HR Minute

NLRB Strikes Whole Foods Market's Policies Prohibiting Employees' Workplace Audio/Video Recordings

In late 2014, I wrote about “holiday gifts” the National Labor Relations Board delivered to labor unions. The first was the “ambush” election rules that reduced the time between petition and election by about half. The second was the Board’s decision giving employees access to Company e-mail systems for union organizing purposes.

In late 2015, the Board did it again. On Christmas Eve, the Board held that Whole Foods Market’s employee handbook policies prohibiting employees’ audio and video recordings in the workplace (including during company meetings) violated the National Labor Relations Act. Even though the stated purpose of the rules was to encourage free expression during employee meetings, the Board found that employees would reasonably construe the policies as restraints on their rights under the Act.
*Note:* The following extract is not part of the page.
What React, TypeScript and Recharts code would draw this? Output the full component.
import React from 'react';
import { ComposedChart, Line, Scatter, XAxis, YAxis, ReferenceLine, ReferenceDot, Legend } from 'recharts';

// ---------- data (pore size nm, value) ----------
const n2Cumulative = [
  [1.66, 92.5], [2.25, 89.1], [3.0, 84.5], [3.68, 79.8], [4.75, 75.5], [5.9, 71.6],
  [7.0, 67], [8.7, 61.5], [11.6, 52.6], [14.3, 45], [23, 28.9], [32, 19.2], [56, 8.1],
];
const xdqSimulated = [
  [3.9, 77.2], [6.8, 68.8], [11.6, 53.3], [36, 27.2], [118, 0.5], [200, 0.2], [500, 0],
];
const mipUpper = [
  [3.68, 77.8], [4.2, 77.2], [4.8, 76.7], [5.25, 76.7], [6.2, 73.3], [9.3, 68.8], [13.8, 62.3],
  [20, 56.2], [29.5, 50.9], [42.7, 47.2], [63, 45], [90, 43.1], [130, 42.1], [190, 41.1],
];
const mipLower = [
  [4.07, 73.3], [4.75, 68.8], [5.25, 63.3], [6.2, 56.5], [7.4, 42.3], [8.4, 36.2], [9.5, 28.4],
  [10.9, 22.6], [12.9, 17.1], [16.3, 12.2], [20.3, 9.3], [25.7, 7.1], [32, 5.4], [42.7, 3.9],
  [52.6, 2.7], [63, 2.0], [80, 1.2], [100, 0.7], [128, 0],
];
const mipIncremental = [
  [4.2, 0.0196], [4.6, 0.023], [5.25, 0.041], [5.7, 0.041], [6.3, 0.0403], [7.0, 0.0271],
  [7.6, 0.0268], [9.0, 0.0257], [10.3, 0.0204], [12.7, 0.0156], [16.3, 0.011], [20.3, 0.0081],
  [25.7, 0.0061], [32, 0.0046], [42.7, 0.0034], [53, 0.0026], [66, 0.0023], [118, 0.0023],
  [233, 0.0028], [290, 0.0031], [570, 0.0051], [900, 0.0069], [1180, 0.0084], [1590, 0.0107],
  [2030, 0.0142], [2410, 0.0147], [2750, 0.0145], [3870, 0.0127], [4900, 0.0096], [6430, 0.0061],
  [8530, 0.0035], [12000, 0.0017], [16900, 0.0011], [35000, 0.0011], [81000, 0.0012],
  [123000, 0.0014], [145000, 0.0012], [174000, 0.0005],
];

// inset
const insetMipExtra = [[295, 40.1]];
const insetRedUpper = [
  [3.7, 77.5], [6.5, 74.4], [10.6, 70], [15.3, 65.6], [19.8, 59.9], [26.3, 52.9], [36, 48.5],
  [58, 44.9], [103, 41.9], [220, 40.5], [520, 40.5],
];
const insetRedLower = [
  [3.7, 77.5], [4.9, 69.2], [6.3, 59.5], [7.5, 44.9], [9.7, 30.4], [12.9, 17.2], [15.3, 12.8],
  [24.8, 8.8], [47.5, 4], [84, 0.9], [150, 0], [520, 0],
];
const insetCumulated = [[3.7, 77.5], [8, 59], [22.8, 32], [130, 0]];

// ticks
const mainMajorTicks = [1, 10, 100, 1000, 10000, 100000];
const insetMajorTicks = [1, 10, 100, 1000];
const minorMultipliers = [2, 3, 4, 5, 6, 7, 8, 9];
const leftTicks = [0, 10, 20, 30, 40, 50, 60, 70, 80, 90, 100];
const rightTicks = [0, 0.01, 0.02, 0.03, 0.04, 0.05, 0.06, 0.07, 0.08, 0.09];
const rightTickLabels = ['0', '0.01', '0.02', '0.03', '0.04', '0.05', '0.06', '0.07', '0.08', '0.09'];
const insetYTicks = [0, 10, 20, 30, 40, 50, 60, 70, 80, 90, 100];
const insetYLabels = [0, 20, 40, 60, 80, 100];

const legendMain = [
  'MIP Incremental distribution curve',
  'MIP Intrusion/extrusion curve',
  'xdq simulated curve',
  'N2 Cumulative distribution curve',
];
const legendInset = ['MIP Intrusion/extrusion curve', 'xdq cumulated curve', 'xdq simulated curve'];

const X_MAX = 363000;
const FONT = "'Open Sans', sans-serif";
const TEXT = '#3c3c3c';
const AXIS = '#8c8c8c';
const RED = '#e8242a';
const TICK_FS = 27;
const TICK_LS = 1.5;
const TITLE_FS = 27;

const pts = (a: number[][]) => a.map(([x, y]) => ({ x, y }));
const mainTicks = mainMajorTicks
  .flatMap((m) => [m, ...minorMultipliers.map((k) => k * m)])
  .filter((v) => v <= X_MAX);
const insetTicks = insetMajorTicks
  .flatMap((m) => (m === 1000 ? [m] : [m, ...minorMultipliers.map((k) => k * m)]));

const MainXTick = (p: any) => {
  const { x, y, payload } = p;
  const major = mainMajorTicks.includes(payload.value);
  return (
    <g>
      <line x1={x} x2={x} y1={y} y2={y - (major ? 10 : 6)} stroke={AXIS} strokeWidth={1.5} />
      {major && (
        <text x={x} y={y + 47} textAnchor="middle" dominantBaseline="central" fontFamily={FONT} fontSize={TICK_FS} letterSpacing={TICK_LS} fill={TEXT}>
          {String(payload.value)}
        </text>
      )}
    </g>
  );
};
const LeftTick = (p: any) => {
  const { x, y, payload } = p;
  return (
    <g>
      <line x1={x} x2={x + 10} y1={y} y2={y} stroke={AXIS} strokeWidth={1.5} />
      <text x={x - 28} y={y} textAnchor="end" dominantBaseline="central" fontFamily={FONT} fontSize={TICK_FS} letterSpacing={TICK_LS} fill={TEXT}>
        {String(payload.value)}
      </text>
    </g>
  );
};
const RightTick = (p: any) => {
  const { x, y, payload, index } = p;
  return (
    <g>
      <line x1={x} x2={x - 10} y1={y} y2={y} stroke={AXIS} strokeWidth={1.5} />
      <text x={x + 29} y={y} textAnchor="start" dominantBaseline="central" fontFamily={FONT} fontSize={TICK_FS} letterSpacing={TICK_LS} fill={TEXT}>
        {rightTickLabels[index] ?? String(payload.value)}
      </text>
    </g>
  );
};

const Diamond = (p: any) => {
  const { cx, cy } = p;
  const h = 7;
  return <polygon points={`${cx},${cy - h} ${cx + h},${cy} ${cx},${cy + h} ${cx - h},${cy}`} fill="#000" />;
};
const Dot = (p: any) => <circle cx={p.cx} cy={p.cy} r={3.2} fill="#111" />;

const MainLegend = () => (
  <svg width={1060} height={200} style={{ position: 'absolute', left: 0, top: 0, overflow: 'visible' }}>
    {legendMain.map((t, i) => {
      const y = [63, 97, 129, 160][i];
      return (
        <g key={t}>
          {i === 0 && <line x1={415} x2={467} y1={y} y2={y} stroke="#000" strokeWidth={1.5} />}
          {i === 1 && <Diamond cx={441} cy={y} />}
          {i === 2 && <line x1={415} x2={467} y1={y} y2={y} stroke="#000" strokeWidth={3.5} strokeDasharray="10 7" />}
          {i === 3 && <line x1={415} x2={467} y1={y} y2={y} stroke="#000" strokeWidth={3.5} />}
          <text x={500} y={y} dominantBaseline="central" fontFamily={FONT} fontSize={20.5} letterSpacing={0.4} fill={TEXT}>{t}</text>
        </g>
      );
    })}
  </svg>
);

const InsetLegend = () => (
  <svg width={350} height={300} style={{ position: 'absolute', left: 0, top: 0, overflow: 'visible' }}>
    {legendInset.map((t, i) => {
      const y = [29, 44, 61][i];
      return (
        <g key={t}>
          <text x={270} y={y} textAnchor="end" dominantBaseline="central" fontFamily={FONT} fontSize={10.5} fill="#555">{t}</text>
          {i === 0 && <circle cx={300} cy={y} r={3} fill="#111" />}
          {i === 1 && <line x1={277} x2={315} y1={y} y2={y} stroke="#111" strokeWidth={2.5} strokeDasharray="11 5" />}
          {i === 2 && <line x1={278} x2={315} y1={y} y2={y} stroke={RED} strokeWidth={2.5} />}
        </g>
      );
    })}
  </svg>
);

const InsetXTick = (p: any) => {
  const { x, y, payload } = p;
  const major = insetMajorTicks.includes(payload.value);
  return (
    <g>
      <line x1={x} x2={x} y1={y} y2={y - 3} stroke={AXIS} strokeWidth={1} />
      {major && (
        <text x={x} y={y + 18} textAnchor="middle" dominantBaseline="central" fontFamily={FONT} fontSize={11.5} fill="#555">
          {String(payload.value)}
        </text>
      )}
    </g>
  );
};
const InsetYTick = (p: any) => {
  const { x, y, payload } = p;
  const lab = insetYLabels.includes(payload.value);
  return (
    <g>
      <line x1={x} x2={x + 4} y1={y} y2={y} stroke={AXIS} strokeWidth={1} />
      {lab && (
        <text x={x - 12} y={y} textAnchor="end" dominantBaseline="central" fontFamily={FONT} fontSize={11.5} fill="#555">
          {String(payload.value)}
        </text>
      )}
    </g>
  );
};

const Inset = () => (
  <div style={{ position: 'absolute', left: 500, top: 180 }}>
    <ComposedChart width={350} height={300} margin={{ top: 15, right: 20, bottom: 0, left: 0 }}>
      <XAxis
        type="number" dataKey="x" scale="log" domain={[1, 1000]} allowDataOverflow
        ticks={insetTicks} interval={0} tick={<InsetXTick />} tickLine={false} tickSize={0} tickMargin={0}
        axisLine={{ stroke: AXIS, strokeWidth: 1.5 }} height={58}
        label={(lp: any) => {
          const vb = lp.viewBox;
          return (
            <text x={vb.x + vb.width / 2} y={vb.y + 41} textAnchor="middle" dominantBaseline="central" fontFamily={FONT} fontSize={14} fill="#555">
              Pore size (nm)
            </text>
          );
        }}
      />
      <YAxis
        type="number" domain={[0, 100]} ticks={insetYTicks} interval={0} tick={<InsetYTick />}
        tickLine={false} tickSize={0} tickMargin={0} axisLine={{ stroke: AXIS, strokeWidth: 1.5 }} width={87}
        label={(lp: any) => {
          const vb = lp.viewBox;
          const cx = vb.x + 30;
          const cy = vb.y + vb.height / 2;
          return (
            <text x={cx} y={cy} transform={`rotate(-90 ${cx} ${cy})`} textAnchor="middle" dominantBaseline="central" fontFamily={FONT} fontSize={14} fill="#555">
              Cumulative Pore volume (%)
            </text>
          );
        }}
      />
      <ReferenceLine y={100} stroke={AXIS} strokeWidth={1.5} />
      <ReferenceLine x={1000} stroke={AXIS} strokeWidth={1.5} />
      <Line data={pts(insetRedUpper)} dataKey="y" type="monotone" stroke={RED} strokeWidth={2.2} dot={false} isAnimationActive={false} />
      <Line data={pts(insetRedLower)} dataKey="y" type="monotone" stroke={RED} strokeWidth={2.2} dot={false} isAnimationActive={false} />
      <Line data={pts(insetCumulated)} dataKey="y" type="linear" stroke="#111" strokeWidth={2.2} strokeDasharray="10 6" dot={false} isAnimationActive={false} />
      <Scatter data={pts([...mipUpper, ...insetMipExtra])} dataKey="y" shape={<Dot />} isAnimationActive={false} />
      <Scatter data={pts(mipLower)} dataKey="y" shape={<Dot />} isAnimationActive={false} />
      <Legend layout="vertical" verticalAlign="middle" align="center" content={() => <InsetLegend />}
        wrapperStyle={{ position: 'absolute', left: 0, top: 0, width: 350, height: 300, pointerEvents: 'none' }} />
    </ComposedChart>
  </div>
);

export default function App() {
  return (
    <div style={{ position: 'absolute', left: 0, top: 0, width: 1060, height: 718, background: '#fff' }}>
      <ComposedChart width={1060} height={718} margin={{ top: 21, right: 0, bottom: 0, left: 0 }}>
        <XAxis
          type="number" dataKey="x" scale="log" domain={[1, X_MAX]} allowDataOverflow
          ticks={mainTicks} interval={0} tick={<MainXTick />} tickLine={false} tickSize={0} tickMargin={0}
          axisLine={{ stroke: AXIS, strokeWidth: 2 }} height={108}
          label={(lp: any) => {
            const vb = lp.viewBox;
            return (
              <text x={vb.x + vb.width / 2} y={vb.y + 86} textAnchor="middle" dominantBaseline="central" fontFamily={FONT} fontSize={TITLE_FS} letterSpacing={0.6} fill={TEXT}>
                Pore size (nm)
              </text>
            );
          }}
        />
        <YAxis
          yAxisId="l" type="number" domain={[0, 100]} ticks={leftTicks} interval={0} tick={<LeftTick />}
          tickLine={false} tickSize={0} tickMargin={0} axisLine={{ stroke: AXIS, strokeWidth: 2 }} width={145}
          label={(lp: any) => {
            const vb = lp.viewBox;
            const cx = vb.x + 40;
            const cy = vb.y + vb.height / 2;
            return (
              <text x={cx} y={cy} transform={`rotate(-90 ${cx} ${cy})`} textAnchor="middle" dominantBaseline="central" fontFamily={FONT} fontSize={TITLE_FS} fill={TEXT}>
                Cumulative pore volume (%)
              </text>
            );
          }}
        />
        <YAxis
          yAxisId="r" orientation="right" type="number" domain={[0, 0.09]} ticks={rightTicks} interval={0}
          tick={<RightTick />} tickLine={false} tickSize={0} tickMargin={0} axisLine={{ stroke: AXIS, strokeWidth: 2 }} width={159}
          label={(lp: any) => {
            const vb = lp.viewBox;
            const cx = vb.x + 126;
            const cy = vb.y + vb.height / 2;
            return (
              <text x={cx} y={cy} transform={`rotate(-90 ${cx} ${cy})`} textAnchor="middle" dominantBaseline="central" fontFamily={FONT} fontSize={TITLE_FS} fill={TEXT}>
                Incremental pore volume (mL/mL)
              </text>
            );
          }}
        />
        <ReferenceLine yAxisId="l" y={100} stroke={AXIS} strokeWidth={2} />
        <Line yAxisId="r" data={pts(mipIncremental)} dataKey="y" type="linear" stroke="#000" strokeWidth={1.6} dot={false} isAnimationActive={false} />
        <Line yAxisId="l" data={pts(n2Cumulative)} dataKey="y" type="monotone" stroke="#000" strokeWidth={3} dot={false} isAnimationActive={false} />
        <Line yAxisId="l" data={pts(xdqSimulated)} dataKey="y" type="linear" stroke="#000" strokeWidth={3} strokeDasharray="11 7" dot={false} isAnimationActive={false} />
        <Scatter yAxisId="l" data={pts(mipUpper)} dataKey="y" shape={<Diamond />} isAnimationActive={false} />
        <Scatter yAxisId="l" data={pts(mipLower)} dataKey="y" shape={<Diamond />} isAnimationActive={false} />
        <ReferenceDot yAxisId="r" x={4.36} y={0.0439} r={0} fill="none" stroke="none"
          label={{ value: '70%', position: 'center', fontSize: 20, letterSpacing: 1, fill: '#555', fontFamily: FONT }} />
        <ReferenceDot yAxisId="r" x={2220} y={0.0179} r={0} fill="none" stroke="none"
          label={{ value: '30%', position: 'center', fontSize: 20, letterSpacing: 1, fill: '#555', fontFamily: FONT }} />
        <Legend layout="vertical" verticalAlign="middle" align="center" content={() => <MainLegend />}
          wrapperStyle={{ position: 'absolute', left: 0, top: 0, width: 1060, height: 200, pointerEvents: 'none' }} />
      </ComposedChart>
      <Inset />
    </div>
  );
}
There is little doubt that unions will rely on this decision to pressure employers and help win elections, but it is important to note that this decision affects virtually all workplaces–not only those with unions.

The Administrative Law Judge who first heard the case had found that “[m]aking recordings in the workplace is not a protected right,” and recommended that the case be dismissed. A dissenting Board member pointed out that the policies’ stated purpose was to encourage free expression, which, combined with evidence of Whole Foods’ workplace culture, supported a determination that the rule was intended to protect employee speech, including speech protected by the Act. The dissent also pointed out that making a recording is typically an individual act, not concerted activity protected by the Act.
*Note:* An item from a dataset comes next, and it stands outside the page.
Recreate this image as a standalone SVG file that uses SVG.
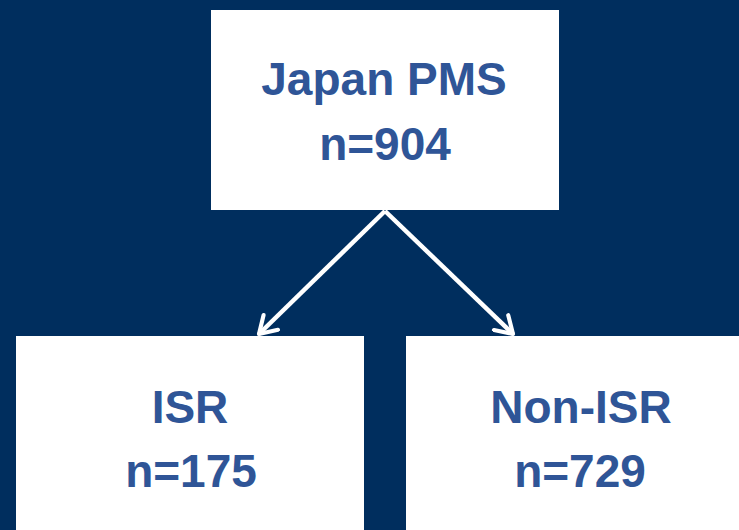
<svg xmlns="http://www.w3.org/2000/svg" width="739" height="530" viewBox="0 0 739 530">
<style>
.box{fill:#ffffff}
.t{font-family:"Liberation Sans",Arial,sans-serif;font-weight:bold;font-size:46px;fill:#2F5597;text-anchor:middle}
.c{stroke:#ffffff;stroke-width:4.5;fill:none}
</style>
<defs>
<marker id="ah" viewBox="0 0 12 12" refX="10" refY="6" markerWidth="5.5" markerHeight="5.5" markerUnits="strokeWidth" orient="auto">
<path d="M2,1 L10,6 L2,11" fill="none" stroke="#ffffff" stroke-width="2" stroke-linecap="round" stroke-linejoin="round"/>
</marker>
</defs>
<rect width="739" height="530" fill="#002E5E"/>
<g id="connectors">
<line class="c" x1="385" y1="211" x2="259" y2="334" marker-end="url(#ah)"/>
<line class="c" x1="385" y1="211" x2="513" y2="334" marker-end="url(#ah)"/>
</g>
<g id="node-japan">
<rect class="box" x="211" y="10" width="348" height="200"/>
<text class="t" x="384" y="95">Japan PMS</text>
<text class="t" x="385" y="160">n=904</text>
</g>
<g id="node-isr">
<rect class="box" x="16" y="336" width="348" height="194"/>
<text class="t" x="190" y="423">ISR</text>
<text class="t" x="191" y="487">n=175</text>
</g>
<g id="node-nonisr">
<rect class="box" x="406" y="336" width="333" height="194"/>
<text class="t" x="581" y="423">Non-ISR</text>
<text class="t" x="580" y="487">n=729</text>
</g>
</svg>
The Board majority dismissed the points made by the Judge and the dissenting Board Member, and even dismissed arguments that nonconsensual recordings are unlawful in some states (since the Whole Foods policy applied in all states). Instead, the majority pronounced that the “rules would reasonably be construed by employees to prohibit Section 7 activity,” and therefore violated the Act.

The Board’s decision doesn’t completely rule out the possibility that valid restrictions on workplace photography and recordings might be maintained. In fact, the majority acknowledged that “narrowly drawn restrictions” might be permissible. It did not suggest, however, what restrictions pass muster.

Given this decision, it is clear that broad policies restricting workplace recordings need to be revised. Employers should assess business, practical, and legal considerations that warrant restrictions on workplace recordings, but carefully avoid general language that this Board can interpret as restricting activity protected by the Act.